Wheat futures were sharply higher on all three exchanges. MPLS was up the most, gaining 8.2% after USDA trimmed estimated spring wheat production on Monday. The other classes were higher on ideas of freeze damage in the US and Russia. It will be a long time before that can be confirmed. US weekly export sales were improved, at 417,700 MT. The EU issued 580,000 MT in wheat export licenses, boosting the marketing year total to 11.7 MMT vs. 10.6 MMT last year at this time. In the weekly report from the CFTC, managed money accounts bot only 382 contracts net this week in Chicago, leaving them 31,135 contracts net short. It was the least short they have been since June, and of course the market rallied smartly in the 3 days after the CFTC data collection was done.


Dec Cotton futures dropped hard this week, losing 6.5% for the week. Unlike some of the other markets, index fund liquidation of December longs pressured the price. The USDA hike in projected US ending stocks from 4.9 to 5.1 million bales was also unfriendly to the bulls. The USDA weekly export sales report this morning showed sales last week totaled 158,300 RB of Upland and a marketing year high for Pima sales which came in at 13,000 RB with China buying 12,800 RB. 

Cattle futures gained 2% this week. Wholesale beef prices were higher for the week.  Choice 600-900 pound boxes were up 1.2%, with Select boxes up a more modest 0.1%. The cash cattle logjam broke on Friday with cash trade at $170-172. Weekly beef export sales were up 16% from a small base, at 8,000 MT. Weekly estimated slaughter was 6.8% smaller than the same week in 2013, with beef production down 4.1%. Beef production for the YTD is down 6.0%, with slaughter down 7.2%. The large managed money spec funds continued their orderly liquidation of their net long position by 2,215 contracts this week.  They were still net long 103,899 contracts in the CFTC report. Others are clearly still paying up to take their place.   

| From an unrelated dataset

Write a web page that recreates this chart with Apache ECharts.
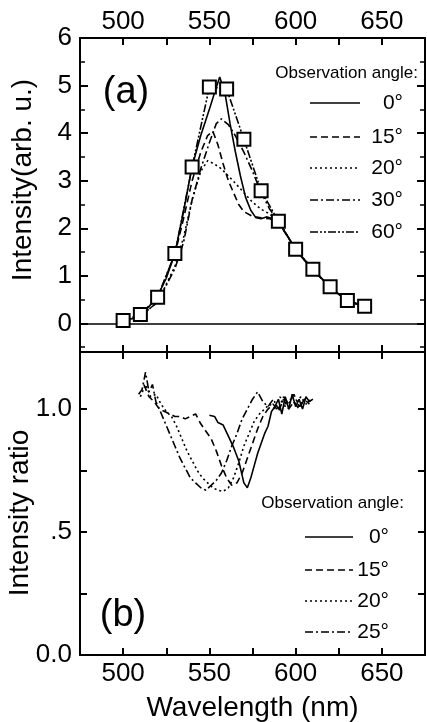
<!DOCTYPE html>
<html><head><meta charset="utf-8">
<script src="https://cdn.jsdelivr.net/npm/echarts@6/dist/echarts.min.js"></script>
<style>html,body{margin:0;padding:0;background:#fff}#c{width:427px;height:722px}</style>
</head><body><div id="c"></div>
<script>
// ---------- Panel (a): intensity spectra ----------
const squareWl = [500,510,520,530,540,550,560,570,580,590,600,610,620,630,640];
const angle60Val = [0.06,0.19,0.55,1.47,3.29,4.97,4.93,3.87,2.79,2.15,1.56,1.14,0.77,0.48,0.36];

const a0Wl  = [500,505,510,515,520,525,530,535,540,545,550,553,556,559,562,565,568,571,574,577,580,583,587,590,595,600,605,610,615,620,625,630,635,640];
const a0Val = [0.04,0.1,0.2,0.35,0.58,0.95,1.47,2.35,3.3,3.95,4.5,4.85,5.18,4.85,4.2,3.62,3.1,2.65,2.38,2.22,2.2,2.24,2.2,2.14,1.85,1.56,1.33,1.14,0.95,0.77,0.61,0.48,0.41,0.36];

const a15Wl  = [500,510,520,530,535,540,545,549,552,555,558,561,564,567,570,575,580,585,590,600,610,620,630,640];
const a15Val = [0.03,0.18,0.55,1.45,2.2,3.0,3.6,3.95,4.04,3.75,3.35,3.0,2.75,2.5,2.35,2.25,2.22,2.2,2.13,1.56,1.13,0.76,0.48,0.36];

const a20Wl  = [500,510,520,530,535,540,545,549,553,557,561,565,570,575,580,585,590,600,610,620,630,640];
const a20Val = [0.03,0.15,0.45,1.2,1.8,2.6,3.2,3.42,3.35,3.25,3.1,2.95,2.75,2.55,2.4,2.3,2.15,1.56,1.13,0.76,0.48,0.36];

const a30Wl  = [500,510,520,530,535,540,545,550,554,557,561,565,570,575,580,585,590,600,610,620,630,640];
const a30Val = [0.03,0.15,0.45,1.15,1.7,2.6,3.25,3.8,4.2,4.3,4.18,3.95,3.6,3.2,2.75,2.4,2.15,1.56,1.13,0.76,0.48,0.36];

// ---------- Panel (b): intensity ratio ----------
const b0Wl  = [550,553,555,558,561,564,567,570,572,574,576,578,580,582,584,586,588,590,592,594,596,598,600,602,604,606,608,610];
const b0Val = [0.975,0.97,0.945,0.935,0.89,0.845,0.79,0.7,0.68,0.72,0.77,0.82,0.86,0.9,0.93,0.99,1.01,1.04,0.98,1.05,1.0,1.06,1.01,1.04,1.0,1.05,1.03,1.04];

const b15Wl  = [512,515,518,521,524,527,530,533,536,539,542,545,548,551,554,557,560,563,566,569,572,575,578,581,584,587,590,593,596,599,602,605,608];
const b15Val = [1.1,1.05,1.03,1.0,0.99,0.98,0.97,0.97,0.96,0.97,0.98,0.94,0.91,0.88,0.83,0.77,0.72,0.69,0.7,0.74,0.8,0.86,0.92,0.97,1.0,1.02,0.99,1.04,1.0,1.03,1.0,1.04,1.02];

const b20Wl  = [510,513,516,519,522,525,528,531,534,537,540,543,546,549,552,555,558,561,564,567,570,573,576,579,582,585,588,591,594,597,600,603,606,609];
const b20Val = [1.05,1.1,1.05,1.06,1.02,0.99,0.97,0.93,0.88,0.83,0.79,0.75,0.72,0.7,0.68,0.67,0.665,0.68,0.72,0.78,0.85,0.9,0.95,0.98,1.0,1.02,1.0,1.05,1.01,1.04,1.02,1.05,1.02,1.04];

const b25Wl  = [509,511,513,515,517,519,521,524,527,530,533,536,539,542,545,548,551,554,557,560,563,566,569,572,575,578,581,584,587,590,593,596,599,602,605,608];
const b25Val = [1.06,1.08,1.15,1.07,1.1,1.03,1.0,0.95,0.9,0.85,0.8,0.76,0.72,0.7,0.68,0.67,0.69,0.71,0.74,0.79,0.85,0.9,0.96,1.0,1.04,1.07,1.03,1.01,1.04,1.0,1.05,1.02,1.06,1.01,1.04,1.03];

const xTickLabels = [500,550,600,650];
const legendA = ['0°','15°','20°','30°','60°'];
const legendB = ['0°','15°','20°','25°'];

// ---------- styling ----------
const FONT = 'Liberation Sans, Arial, Helvetica, sans-serif';
const K = '#000';
const DASH = {
  solid: 'solid',
  dashed: [7,4],
  dotted: [2,3],
  dashdot: [8,3,2,3],
  dashdotdot: [8,2,2,2,2,2]
};

function pairs(wl, v){ return wl.map((w,i)=>[w, v[i]]); }
function lineSeries(xi, yi, wl, v, dash, extra){
  return Object.assign({
    type:'line', xAxisIndex:xi, yAxisIndex:yi, data:pairs(wl,v),
    showSymbol:false, symbol:'none', smooth:false, animation:false,
    lineStyle:{color:K, width:1.6, type:dash}, silent:true, z:3
  }, extra||{});
}

function xAx(grid, pos, labels, extra){
  return Object.assign({
    type:'value', gridIndex:grid, position:pos, min:475, max:675, interval:25,
    axisLine:{show:true, onZero:false, lineStyle:{color:K, width:2}},
    axisTick:{show:true, inside:true, length:7, lineStyle:{color:K, width:2}},
    axisLabel:{show:labels, margin: pos==='top'?3:6, fontSize:26, color:K, fontFamily:FONT,
      formatter: v => (xTickLabels.indexOf(Math.round(v))>=0 && Math.abs(v-Math.round(v))<1e-6) ? String(Math.round(v)) : ''},
    splitLine:{show:false}
  }, extra||{});
}

const yA = {
  type:'value', gridIndex:0, position:'left', min:-0.6, max:6, splitNumber:6,
  axisLine:{show:true, onZero:false, lineStyle:{color:K, width:2}},
  axisTick:{show:true, inside:true, length:8, lineStyle:{color:K, width:2}},
  minorTick:{show:true, splitNumber:2, length:5, lineStyle:{color:K, width:1.5}},
  axisLabel:{show:true, margin:8, fontSize:26, color:K, fontFamily:FONT,
    formatter: v => (v>=-1e-6 && Math.abs(v-Math.round(v))<1e-6) ? String(Math.round(v)) : ''},
  splitLine:{show:false}, minorSplitLine:{show:false}
};
const yAr = Object.assign({}, yA, {position:'right', axisLabel:{show:false}});

const yB = {
  type:'value', gridIndex:1, position:'left', min:0, max:1.232, interval:0.25,
  axisLine:{show:true, onZero:false, lineStyle:{color:K, width:2}},
  axisTick:{show:true, inside:true, length:7, lineStyle:{color:K, width:2}},
  axisLabel:{show:true, margin:8, fontSize:26, color:K, fontFamily:FONT,
    formatter: v => Math.abs(v)<1e-6 ? '0.0' : (Math.abs(v-0.5)<1e-6 ? '.5' : (Math.abs(v-1)<1e-6 ? '1.0' : ''))},
  splitLine:{show:false}
};
const yBr = Object.assign({}, yB, {position:'right', axisLabel:{show:false}});

// legend graphics
function legendGraphics(title, titleRight, titleY, labels, dashes, x1, x2, labRight, ys){
  const g = [{type:'text', x:titleRight, y:titleY, silent:true,
    style:{text:title, fill:K, font:'17px '+FONT, textAlign:'right', align:'right', textVerticalAlign:'middle', verticalAlign:'middle'}}];
  labels.forEach((lab,i)=>{
    const d = dashes[i];
    g.push({type:'line', silent:true, shape:{x1:x1, y1:ys[i], x2:x2, y2:ys[i]},
      style:{stroke:K, lineWidth:1.6, lineDash: d==='solid'?null:d}});
    g.push({type:'text', x:labRight, y:ys[i], silent:true,
      style:{text:lab, fill:K, font:'21px '+FONT, textAlign:'right', align:'right', textVerticalAlign:'middle', verticalAlign:'middle'}});
  });
  return g;
}

function centerText(txt, x, y, size, rot){
  return {type:'text', x:x, y:y, rotation:rot||0, silent:true,
    style:{text:txt, fill:K, font:size+'px '+FONT, textAlign:'center', align:'center', textVerticalAlign:'middle', verticalAlign:'middle'}};
}

const graphics = [].concat(
  [centerText('(a)',126,93,38), centerText('(b)',123,616,38),
   centerText('Intensity(arb. u.)',23,180,28,Math.PI/2),
   centerText('Intensity ratio',20,513,28,Math.PI/2)],
  legendGraphics('Observation angle:', 418, 73, legendA,
    [DASH.solid, DASH.dashed, DASH.dotted, DASH.dashdot, DASH.dashdotdot], 310, 360, 403, [103,137,168,200,232]),
  legendGraphics('Observation angle:', 404, 503, legendB,
    [DASH.solid, DASH.dashed, DASH.dotted, DASH.dashdot], 305, 353, 389, [537,570,601,632])
);

const option = {
  backgroundColor:'#fff',
  animation:false,
  grid:[
    {left:80, right:2, top:38, height:314, containLabel:false, outerBoundsMode:'none'},
    {left:80, right:2, top:352, height:303, containLabel:false, outerBoundsMode:'none'}
  ],
  xAxis:[
    xAx(0,'top',true),
    xAx(0,'bottom',false),
    xAx(1,'top',false),
    xAx(1,'bottom',true,{name:'Wavelength (nm)', nameLocation:'middle', nameGap:39,
      nameTextStyle:{fontSize:28, color:K, fontFamily:FONT}})
  ],
  yAxis:[yA, yAr, yB, yBr],
  series:[
    lineSeries(1,0,a0Wl,a0Val,DASH.solid,{
      markLine:{silent:true, symbol:'none', label:{show:false}, animation:false,
        lineStyle:{color:K, width:1.6, type:'solid'}, data:[{yAxis:0}]}
    }),
    lineSeries(1,0,a15Wl,a15Val,DASH.dashed),
    lineSeries(1,0,a20Wl,a20Val,DASH.dotted),
    lineSeries(1,0,a30Wl,a30Val,DASH.dashdot),
    lineSeries(1,0,squareWl,angle60Val,DASH.dashdotdot,{
      showSymbol:true, symbol:'rect', symbolSize:13, z:5,
      itemStyle:{color:'#fff', borderColor:K, borderWidth:2}
    }),
    lineSeries(3,2,b0Wl,b0Val,DASH.solid),
    lineSeries(3,2,b15Wl,b15Val,DASH.dashed),
    lineSeries(3,2,b20Wl,b20Val,DASH.dotted),
    lineSeries(3,2,b25Wl,b25Val,DASH.dashdot)
  ],
  graphic: graphics
};
const chart = echarts.init(document.getElementById('c'), null, {renderer:'canvas'});
chart.setOption(option);
</script></body></html>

Hog futures shot up 4.4% this week, erasing several weeks of losses and outstripping the gains in cattle.  For 2014 YTD (year to date), hog slaughter is off 5.2% from the same point in 2013. Slaughter this past week was down 5.4% vs. year ago. Pork production was down 4.3% vs. year ago, a reason for the firmer tone in the cutouts. Pork production for the year is down 1.8% vs. Jan-Nov 2013. Pork carcass cutout values were 1.26% higher this week, with the average price reported at $95.93 on Friday.  Pork bellies had a 4.4% bounce after losing 15% the previous week. Hams were also higher on seasonal processor demand. Weekly pork export sales slowed to only 14,500 MT.  The weekly report from the CFTC showed managed money accounts adding 1,558 contracts to their net long position last week, boosting it to 49,390 contracts through November 11.   

 Market Watch


We go back to a normal USDA distribution week this week, with Export Inspections and Crop Progress reports on Monday and the Export Sales report on Thursday morning. The main USDA reports of the week will be the Cold Storage and Cattle on Feed reports, scheduled for release on Friday after the close. Friday will also mark the expiration of December options for grains, soybean meal, soy oil and a number of financials. November feeder cattle futures and options expire a day earlier, on Thursday. The private NOPA crush report is expected to be released on Monday. USDA has begun data collection and norming on monthly soybean crush and fats & oils inventories, but the monthly reports are expected to be ready for publication until February.